**What to do:**
Print exactly the lines below between the line containing "Emit a LaTeX" and the line containing "to 593 x 413", counting both of those lines. Leave pictures out.

(Records with drawing code)
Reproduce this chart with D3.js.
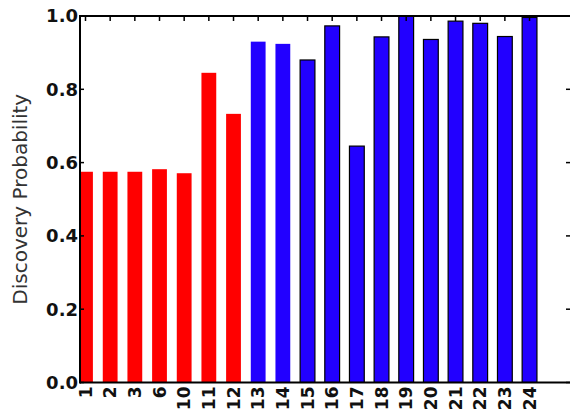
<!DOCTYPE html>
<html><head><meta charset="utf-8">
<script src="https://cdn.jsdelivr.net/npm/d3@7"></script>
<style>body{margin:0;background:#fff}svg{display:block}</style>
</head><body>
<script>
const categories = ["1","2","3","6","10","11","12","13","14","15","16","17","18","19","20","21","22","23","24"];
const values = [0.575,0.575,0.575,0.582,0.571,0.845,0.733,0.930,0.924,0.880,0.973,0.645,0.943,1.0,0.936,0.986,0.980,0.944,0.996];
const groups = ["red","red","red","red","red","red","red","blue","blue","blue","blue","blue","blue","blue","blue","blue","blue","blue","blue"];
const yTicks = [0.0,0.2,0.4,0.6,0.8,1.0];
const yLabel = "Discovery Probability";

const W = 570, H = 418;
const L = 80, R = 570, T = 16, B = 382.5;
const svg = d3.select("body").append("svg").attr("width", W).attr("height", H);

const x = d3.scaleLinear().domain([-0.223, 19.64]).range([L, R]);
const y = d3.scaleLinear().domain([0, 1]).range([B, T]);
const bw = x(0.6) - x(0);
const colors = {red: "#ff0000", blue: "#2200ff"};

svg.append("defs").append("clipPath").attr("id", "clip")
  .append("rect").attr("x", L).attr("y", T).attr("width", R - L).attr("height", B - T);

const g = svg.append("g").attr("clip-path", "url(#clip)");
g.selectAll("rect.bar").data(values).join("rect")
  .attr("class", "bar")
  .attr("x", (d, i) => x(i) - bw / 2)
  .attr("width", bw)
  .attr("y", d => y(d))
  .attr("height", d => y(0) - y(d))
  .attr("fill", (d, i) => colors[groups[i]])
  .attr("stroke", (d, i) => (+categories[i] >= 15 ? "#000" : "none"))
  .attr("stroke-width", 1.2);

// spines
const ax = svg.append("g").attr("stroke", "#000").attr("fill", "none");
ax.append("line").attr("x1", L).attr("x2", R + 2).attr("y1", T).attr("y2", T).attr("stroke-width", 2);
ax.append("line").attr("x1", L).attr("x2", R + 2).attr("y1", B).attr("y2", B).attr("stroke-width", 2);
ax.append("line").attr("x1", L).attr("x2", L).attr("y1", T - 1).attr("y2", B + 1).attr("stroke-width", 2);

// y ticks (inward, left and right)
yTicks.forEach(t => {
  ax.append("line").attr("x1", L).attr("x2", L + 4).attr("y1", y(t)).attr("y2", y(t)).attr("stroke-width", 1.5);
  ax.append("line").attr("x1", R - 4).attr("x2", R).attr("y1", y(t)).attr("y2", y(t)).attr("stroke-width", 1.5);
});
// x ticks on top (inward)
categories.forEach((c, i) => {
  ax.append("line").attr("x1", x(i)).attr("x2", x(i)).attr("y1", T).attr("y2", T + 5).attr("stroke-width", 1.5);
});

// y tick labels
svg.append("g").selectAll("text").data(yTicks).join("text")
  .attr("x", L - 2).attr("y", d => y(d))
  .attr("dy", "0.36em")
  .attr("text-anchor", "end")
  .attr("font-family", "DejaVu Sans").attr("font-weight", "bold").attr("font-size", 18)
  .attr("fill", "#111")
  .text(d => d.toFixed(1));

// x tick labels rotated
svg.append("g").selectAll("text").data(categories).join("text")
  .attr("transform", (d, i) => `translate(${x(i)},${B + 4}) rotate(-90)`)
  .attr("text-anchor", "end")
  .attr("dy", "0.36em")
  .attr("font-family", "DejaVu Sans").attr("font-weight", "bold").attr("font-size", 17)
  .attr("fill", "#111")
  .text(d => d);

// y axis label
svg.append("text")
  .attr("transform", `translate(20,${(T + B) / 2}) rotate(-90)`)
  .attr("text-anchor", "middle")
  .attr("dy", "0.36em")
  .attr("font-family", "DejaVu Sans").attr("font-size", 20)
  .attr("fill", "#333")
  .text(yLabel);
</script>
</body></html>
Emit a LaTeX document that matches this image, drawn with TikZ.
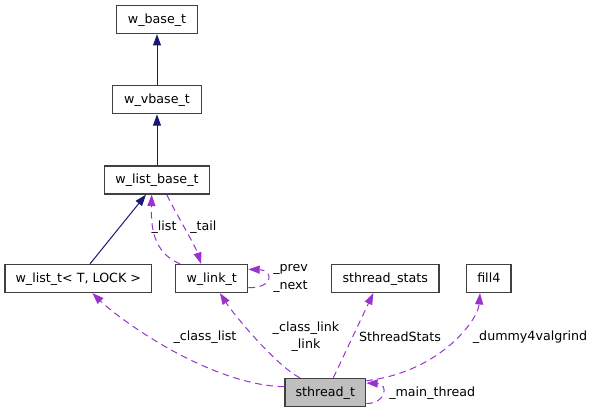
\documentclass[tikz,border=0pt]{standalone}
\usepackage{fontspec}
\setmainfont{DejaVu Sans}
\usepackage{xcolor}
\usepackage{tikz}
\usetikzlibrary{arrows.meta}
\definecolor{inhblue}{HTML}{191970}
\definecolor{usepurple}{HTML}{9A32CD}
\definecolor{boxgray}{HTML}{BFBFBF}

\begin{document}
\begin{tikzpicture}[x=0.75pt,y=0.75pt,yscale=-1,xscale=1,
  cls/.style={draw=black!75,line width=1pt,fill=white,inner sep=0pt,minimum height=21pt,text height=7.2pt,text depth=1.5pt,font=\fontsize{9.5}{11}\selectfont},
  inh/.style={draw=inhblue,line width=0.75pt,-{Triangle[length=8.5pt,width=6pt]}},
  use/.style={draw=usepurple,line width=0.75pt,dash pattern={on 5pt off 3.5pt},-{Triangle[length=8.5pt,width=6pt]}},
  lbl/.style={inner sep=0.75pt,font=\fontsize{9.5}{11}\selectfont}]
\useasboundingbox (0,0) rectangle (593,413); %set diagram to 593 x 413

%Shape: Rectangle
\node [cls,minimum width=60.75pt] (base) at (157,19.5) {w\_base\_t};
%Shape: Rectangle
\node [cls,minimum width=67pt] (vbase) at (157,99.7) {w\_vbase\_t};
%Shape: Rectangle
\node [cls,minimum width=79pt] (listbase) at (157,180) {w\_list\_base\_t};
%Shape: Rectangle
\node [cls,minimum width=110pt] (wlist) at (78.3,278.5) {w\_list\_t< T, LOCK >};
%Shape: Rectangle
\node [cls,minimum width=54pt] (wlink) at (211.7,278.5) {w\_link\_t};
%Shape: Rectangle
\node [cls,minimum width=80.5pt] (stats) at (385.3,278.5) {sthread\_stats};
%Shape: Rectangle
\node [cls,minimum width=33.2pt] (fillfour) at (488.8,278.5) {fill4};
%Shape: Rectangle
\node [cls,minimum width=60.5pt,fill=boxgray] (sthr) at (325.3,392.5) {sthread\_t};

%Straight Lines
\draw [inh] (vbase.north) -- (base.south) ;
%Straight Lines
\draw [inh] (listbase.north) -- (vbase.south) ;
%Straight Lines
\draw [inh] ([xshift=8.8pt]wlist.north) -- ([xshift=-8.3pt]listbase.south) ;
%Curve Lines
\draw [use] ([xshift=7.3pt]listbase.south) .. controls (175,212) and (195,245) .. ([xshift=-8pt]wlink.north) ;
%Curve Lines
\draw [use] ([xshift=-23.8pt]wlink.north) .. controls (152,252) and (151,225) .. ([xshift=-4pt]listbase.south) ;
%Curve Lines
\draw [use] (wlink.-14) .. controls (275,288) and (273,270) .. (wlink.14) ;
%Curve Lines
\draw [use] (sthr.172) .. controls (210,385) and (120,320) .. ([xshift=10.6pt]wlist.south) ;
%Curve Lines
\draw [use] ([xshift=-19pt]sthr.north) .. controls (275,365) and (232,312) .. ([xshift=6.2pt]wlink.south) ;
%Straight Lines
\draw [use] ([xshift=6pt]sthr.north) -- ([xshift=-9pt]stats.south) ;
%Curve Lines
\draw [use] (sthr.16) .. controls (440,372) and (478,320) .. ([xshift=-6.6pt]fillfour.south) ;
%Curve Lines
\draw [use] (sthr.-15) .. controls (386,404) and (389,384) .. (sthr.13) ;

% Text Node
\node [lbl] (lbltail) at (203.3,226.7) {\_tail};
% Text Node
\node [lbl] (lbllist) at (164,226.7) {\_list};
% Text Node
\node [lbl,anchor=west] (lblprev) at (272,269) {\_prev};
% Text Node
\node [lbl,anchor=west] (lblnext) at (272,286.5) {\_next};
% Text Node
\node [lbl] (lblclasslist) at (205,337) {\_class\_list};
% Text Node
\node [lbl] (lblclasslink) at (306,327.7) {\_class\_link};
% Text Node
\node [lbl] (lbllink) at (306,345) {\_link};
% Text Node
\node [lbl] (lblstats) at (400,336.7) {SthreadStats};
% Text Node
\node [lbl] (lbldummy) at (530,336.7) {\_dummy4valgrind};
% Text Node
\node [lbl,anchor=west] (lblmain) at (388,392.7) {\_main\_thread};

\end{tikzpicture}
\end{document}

**Result for this task:**
Emit a LaTeX document that matches this image, drawn with TikZ.
\documentclass[tikz,border=0pt]{standalone}
\usepackage{fontspec}
\setmainfont{DejaVu Sans}
\usepackage{xcolor}
\usepackage{tikz}
\usetikzlibrary{arrows.meta}
\definecolor{inhblue}{HTML}{191970}
\definecolor{usepurple}{HTML}{9A32CD}
\definecolor{boxgray}{HTML}{BFBFBF}

\begin{document}
\begin{tikzpicture}[x=0.75pt,y=0.75pt,yscale=-1,xscale=1,
  cls/.style={draw=black!75,line width=1pt,fill=white,inner sep=0pt,minimum height=21pt,text height=7.2pt,text depth=1.5pt,font=\fontsize{9.5}{11}\selectfont},
  inh/.style={draw=inhblue,line width=0.75pt,-{Triangle[length=8.5pt,width=6pt]}},
  use/.style={draw=usepurple,line width=0.75pt,dash pattern={on 5pt off 3.5pt},-{Triangle[length=8.5pt,width=6pt]}},
  lbl/.style={inner sep=0.75pt,font=\fontsize{9.5}{11}\selectfont}]
\useasboundingbox (0,0) rectangle (593,413); %set diagram to 593 x 413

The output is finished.